» **Set problem**: Each line below must be set down exactly; omit any image you find.

------------------------------------------------------------------------

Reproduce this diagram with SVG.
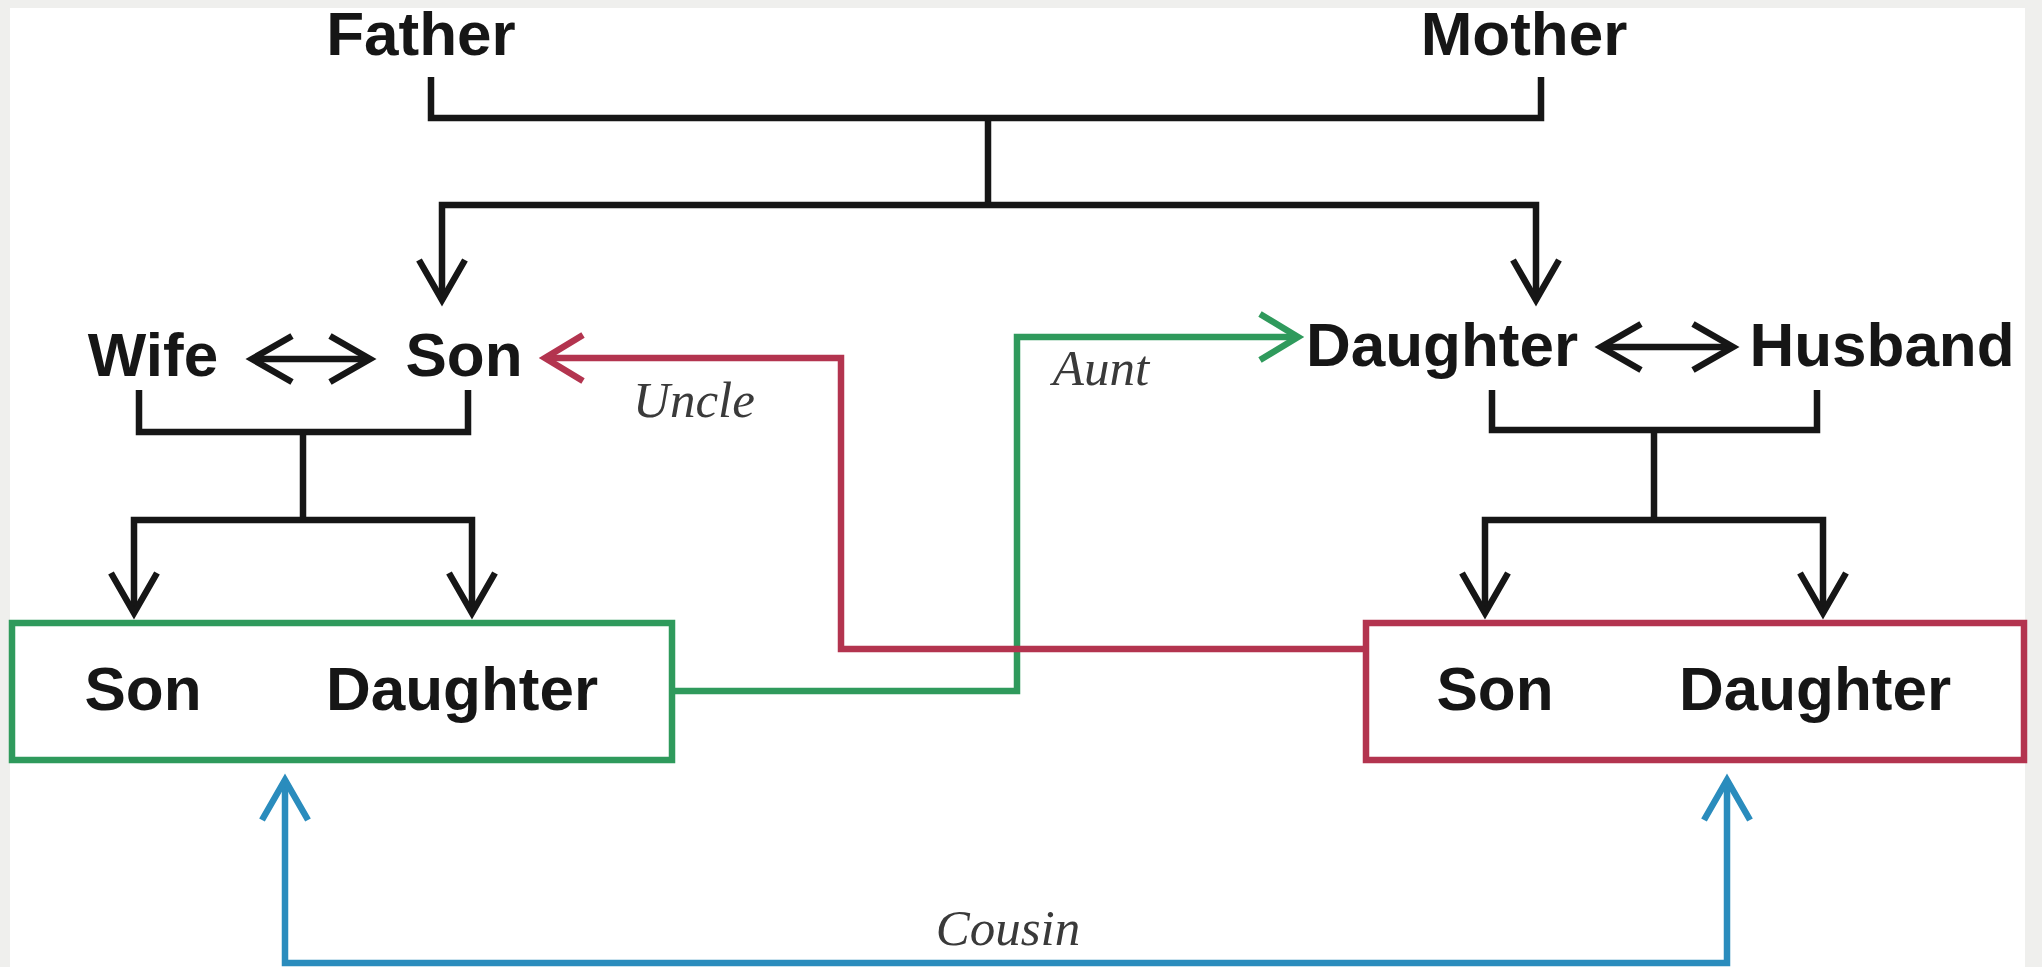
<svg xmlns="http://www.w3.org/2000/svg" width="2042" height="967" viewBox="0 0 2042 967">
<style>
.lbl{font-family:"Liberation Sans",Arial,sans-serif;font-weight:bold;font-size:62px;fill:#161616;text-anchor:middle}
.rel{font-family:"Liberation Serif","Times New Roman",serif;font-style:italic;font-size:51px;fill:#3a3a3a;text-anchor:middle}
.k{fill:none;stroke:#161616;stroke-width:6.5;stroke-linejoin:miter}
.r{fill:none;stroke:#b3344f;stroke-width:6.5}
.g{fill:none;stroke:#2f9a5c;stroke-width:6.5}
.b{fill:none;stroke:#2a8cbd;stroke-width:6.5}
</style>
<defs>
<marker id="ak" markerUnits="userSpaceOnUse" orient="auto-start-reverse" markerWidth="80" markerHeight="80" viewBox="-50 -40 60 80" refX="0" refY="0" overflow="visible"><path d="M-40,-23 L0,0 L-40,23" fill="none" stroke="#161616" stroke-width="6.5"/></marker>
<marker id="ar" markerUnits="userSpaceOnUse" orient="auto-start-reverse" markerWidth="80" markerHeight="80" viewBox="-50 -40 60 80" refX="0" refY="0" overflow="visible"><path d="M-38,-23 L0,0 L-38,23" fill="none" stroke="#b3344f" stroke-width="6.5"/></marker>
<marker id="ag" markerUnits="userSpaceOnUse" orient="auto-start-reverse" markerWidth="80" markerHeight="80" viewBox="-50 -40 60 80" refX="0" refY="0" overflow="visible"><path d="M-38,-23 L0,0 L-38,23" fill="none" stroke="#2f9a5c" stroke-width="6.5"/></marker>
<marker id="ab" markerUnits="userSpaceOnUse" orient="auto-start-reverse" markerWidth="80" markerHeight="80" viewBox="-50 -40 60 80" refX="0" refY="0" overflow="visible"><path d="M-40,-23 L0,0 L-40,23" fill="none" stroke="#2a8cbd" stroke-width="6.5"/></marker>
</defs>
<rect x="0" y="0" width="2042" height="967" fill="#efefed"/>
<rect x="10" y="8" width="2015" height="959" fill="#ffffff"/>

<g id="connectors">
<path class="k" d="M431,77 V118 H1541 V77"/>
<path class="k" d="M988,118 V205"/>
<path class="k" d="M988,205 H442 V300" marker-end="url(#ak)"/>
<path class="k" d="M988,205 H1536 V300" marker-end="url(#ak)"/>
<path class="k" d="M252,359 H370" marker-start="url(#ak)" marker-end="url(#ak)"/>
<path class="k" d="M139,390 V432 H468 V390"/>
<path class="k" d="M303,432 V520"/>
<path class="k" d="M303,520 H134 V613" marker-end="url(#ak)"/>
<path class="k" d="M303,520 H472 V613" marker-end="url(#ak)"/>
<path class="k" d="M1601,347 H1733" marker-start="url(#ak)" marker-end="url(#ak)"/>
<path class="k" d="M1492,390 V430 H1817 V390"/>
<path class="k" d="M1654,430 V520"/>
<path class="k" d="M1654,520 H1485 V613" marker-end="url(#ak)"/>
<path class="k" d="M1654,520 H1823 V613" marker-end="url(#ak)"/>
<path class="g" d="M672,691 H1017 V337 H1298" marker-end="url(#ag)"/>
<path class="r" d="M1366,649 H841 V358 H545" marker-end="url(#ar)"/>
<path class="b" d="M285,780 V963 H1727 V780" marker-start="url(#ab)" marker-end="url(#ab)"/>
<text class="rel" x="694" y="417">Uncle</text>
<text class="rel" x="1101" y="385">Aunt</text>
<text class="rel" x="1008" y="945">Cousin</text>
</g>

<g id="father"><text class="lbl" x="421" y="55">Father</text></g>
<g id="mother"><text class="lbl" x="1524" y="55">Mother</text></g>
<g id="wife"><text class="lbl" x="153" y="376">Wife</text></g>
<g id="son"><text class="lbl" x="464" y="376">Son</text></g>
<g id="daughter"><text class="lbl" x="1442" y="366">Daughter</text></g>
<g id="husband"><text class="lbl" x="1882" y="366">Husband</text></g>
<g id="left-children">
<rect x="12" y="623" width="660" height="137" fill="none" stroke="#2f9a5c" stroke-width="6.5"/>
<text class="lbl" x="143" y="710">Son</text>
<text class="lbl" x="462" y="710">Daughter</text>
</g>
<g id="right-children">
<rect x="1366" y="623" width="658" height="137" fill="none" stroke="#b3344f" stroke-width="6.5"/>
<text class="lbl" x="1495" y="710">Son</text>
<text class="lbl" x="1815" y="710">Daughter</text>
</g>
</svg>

------------------------------------------------------------------------

» **Answer for the task**:
Reproduce this diagram with SVG.
<svg xmlns="http://www.w3.org/2000/svg" width="2042" height="967" viewBox="0 0 2042 967">
<style>
.lbl{font-family:"Liberation Sans",Arial,sans-serif;font-weight:bold;font-size:62px;fill:#161616;text-anchor:middle}
.rel{font-family:"Liberation Serif","Times New Roman",serif;font-style:italic;font-size:51px;fill:#3a3a3a;text-anchor:middle}
.k{fill:none;stroke:#161616;stroke-width:6.5;stroke-linejoin:miter}
.r{fill:none;stroke:#b3344f;stroke-width:6.5}
.g{fill:none;stroke:#2f9a5c;stroke-width:6.5}
.b{fill:none;stroke:#2a8cbd;stroke-width:6.5}
</style>
<defs>
<marker id="ak" markerUnits="userSpaceOnUse" orient="auto-start-reverse" markerWidth="80" markerHeight="80" viewBox="-50 -40 60 80" refX="0" refY="0" overflow="visible"><path d="M-40,-23 L0,0 L-40,23" fill="none" stroke="#161616" stroke-width="6.5"/></marker>
<marker id="ar" markerUnits="userSpaceOnUse" orient="auto-start-reverse" markerWidth="80" markerHeight="80" viewBox="-50 -40 60 80" refX="0" refY="0" overflow="visible"><path d="M-38,-23 L0,0 L-38,23" fill="none" stroke="#b3344f" stroke-width="6.5"/></marker>
<marker id="ag" markerUnits="userSpaceOnUse" orient="auto-start-reverse" markerWidth="80" markerHeight="80" viewBox="-50 -40 60 80" refX="0" refY="0" overflow="visible"><path d="M-38,-23 L0,0 L-38,23" fill="none" stroke="#2f9a5c" stroke-width="6.5"/></marker>
<marker id="ab" markerUnits="userSpaceOnUse" orient="auto-start-reverse" markerWidth="80" markerHeight="80" viewBox="-50 -40 60 80" refX="0" refY="0" overflow="visible"><path d="M-40,-23 L0,0 L-40,23" fill="none" stroke="#2a8cbd" stroke-width="6.5"/></marker>
</defs>
<rect x="0" y="0" width="2042" height="967" fill="#efefed"/>
<rect x="10" y="8" width="2015" height="959" fill="#ffffff"/>

<g id="connectors">
<path class="k" d="M431,77 V118 H1541 V77"/>
<path class="k" d="M988,118 V205"/>
<path class="k" d="M988,205 H442 V300" marker-end="url(#ak)"/>
<path class="k" d="M988,205 H1536 V300" marker-end="url(#ak)"/>
<path class="k" d="M252,359 H370" marker-start="url(#ak)" marker-end="url(#ak)"/>
<path class="k" d="M139,390 V432 H468 V390"/>
<path class="k" d="M303,432 V520"/>
<path class="k" d="M303,520 H134 V613" marker-end="url(#ak)"/>
<path class="k" d="M303,520 H472 V613" marker-end="url(#ak)"/>
<path class="k" d="M1601,347 H1733" marker-start="url(#ak)" marker-end="url(#ak)"/>
<path class="k" d="M1492,390 V430 H1817 V390"/>
<path class="k" d="M1654,430 V520"/>
<path class="k" d="M1654,520 H1485 V613" marker-end="url(#ak)"/>
<path class="k" d="M1654,520 H1823 V613" marker-end="url(#ak)"/>
<path class="g" d="M672,691 H1017 V337 H1298" marker-end="url(#ag)"/>
<path class="r" d="M1366,649 H841 V358 H545" marker-end="url(#ar)"/>
<path class="b" d="M285,780 V963 H1727 V780" marker-start="url(#ab)" marker-end="url(#ab)"/>
<text class="rel" x="694" y="417">Uncle</text>
<text class="rel" x="1101" y="385">Aunt</text>
<text class="rel" x="1008" y="945">Cousin</text>
</g>

<g id="father"><text class="lbl" x="421" y="55">Father</text></g>
<g id="mother"><text class="lbl" x="1524" y="55">Mother</text></g>
<g id="wife"><text class="lbl" x="153" y="376">Wife</text></g>
<g id="son"><text class="lbl" x="464" y="376">Son</text></g>
<g id="daughter"><text class="lbl" x="1442" y="366">Daughter</text></g>
<g id="husband"><text class="lbl" x="1882" y="366">Husband</text></g>
<g id="left-children">
<rect x="12" y="623" width="660" height="137" fill="none" stroke="#2f9a5c" stroke-width="6.5"/>
<text class="lbl" x="143" y="710">Son</text>
<text class="lbl" x="462" y="710">Daughter</text>
</g>
<g id="right-children">
<rect x="1366" y="623" width="658" height="137" fill="none" stroke="#b3344f" stroke-width="6.5"/>
<text class="lbl" x="1495" y="710">Son</text>
<text class="lbl" x="1815" y="710">Daughter</text>
</g>
</svg>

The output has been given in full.